Southwark council joins objectors to 32-storey tower proposed for 55 Gracechurch Street
Fresh objections have been made against Fletcher Priest’s proposals for a 32-storey tower in the City of London, with Southwark council complaining it is not as attractive as its neighbour, the Walkie Talkie.
The argument will surprise those who complained that Rafael Vinoly’s bulbous 20 Fenchurch Street offices should never have been approved. Nicknamed the Walkie Scorchie after sunrays bouncing off its curved facade melted part of a car, it has also been criticised for strengthening gusts of winds at street level, and won the Carbuncle Cup in 2015.
The City Corporation’s decision to approve it was confirmed by the communities secretary after a public inquiry which said the harm to the skyline caused by its shape and distance from the main eastern cluster of towers would be balanced by the provision of a semi-public “sky garden”.
Now Southwark council is objecting to Fletcher Priest proposal for an adjacent plot, 55 Gracechurch Street, on the grounds that its design is “much less refined that its neighbour [the Walkie Talkie] and more pragmatic in character”.
The council said the development, combined with the Walkie Talkie, would blot out several views from the riverside at Butlers Wharf on the south side of the Thames “adding to the visual clutter and extending the tall buildings cluster at the City further to the west”.
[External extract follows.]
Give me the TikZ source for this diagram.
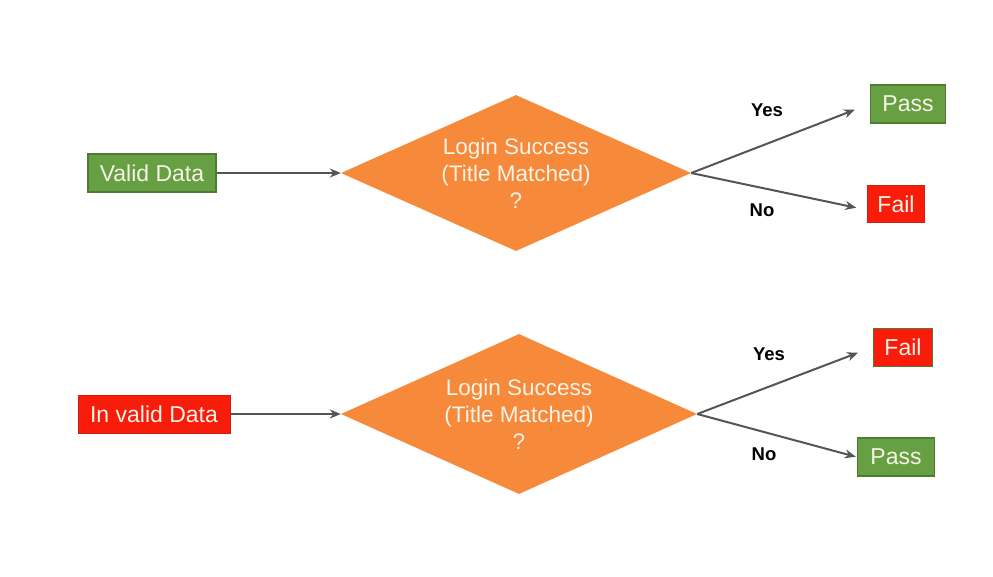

It added: “The proposal should be substantially amended to reduce its scale in order [to] avoid its harmful visual impact on the setting of Tower Bridge and its river frontage setting.”
Fletcher Priest’s proposal, for Hong Kong developer Tenacity - which is also behind KPF’s proposal a few doors down at 70-75 Gracechurch Street - is for a 33-storey workplace-led mixed-use building with 770sq m floorplates aimed at smaller firms which it says are underserved in the Square Mile.
The tower would be topped by a public garden terrace with “treetop walkway” and would sit on a six-storey podium containing retail, public space and incubator workspace. Historic and new public routes through the plot are part of the proposal which it said would improve permeability and respct the City’s historic grain.
Southwark’s remarks are the latest in a string of objections from various sources including Historic England and the feeholders of neighbouring offices who complained the building would blight their daylight and damage their occupiers’ health. They asked for it to be refused planning.
More recently, City Apartments, the operator of a seven-storey hotel and 36 apartments on nearby Philpot Lane, wrote to the City’s chief planning officer Gwyn Richards claiming it would “suffer impacts relating to the loss of amenity, privacy, daylight, sunlight and wind impacts which will likely result in a viable business suffering adversely as a result of the proposals”.
In its letter, sent by property consultant Lambert Smith Hampton, Richards is told: “Should [refusal] not happen, our clients have signalled their intention to challenge the lawfulness of any future decision.”